Quando si parla di provocazioni in Formula 1 Eddie Jordan non ha molti rivali. L'imprenditore irlandese, ex proprietario dell'omonimo team e personaggio di primo piano nella massima serie degli anni 90, è da sempre uno dei volti più sopra le righe del panorama del motorsport tra polemiche, interviste passate alla storia e commenti sul lavoro di piloti e team principal della Formula 1 di oggi.
Jordan torna quindi a far parlare di sé per l'ennesima provocazione: durante l'ultima puntata del suo podcast Formula For Success, in collaborazione con David Coulthard, l'ex manager ha infatti detto la sua sulla crisi Ferrari e sulla rivoluzione che è oggi in corso a Maranello.

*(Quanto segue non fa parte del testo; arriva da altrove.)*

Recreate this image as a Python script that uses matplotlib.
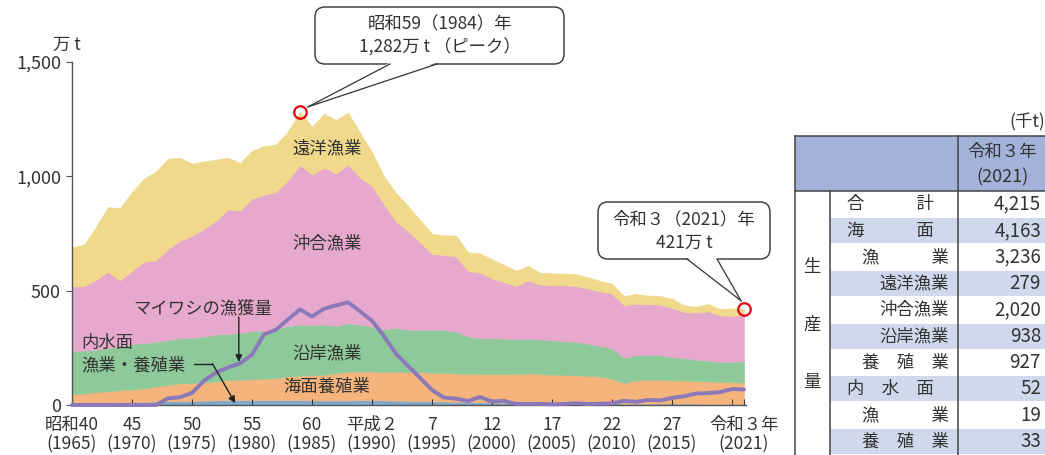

Secondo Jordan non basteranno quindi i nuovi acquisti ai quali sta lavorando Fred Vasseur in questi mesi, con l'arrivo di ingegneri e tecnici da alcuni top team della Formula 1, seppur comunque fondamentali per replicare quanto fatto da Jean Todt: "Se oggi fossi a capo della Ferrari cercherei di emulare quanto accaduto ai tempi di Michael Schumacher che ha portato a Maranello figure come Rory Byrne e Pat Symonds - ha detto Jordan nel corso del podcast - In Ferrari ci sono sicuramente ingegneri brillanti che sono in grado di progettare grandi motori e grandi macchine, ma sono i dettagli più fini a rendere vincente una macchina da corsa. È questa la differenza".
Ok gli arrivi di grande valore quindi ma, secondo Jordan, la soluzione sarebbe spostare parte della produzione nel Regno Unito: "La Ferrari è una scuderia brillante ma a Maranello sono diversi. La pausa pranzo lì dura un’ora e mezza e bisogna fare i conti con molti capricci. Negli anni 90 la Ferrari è tornata grande con John Barnard ma la vettura era realizzata al 90% in Inghilterra e in Ferrari dovrebbero pensare di tornare a quel metodo".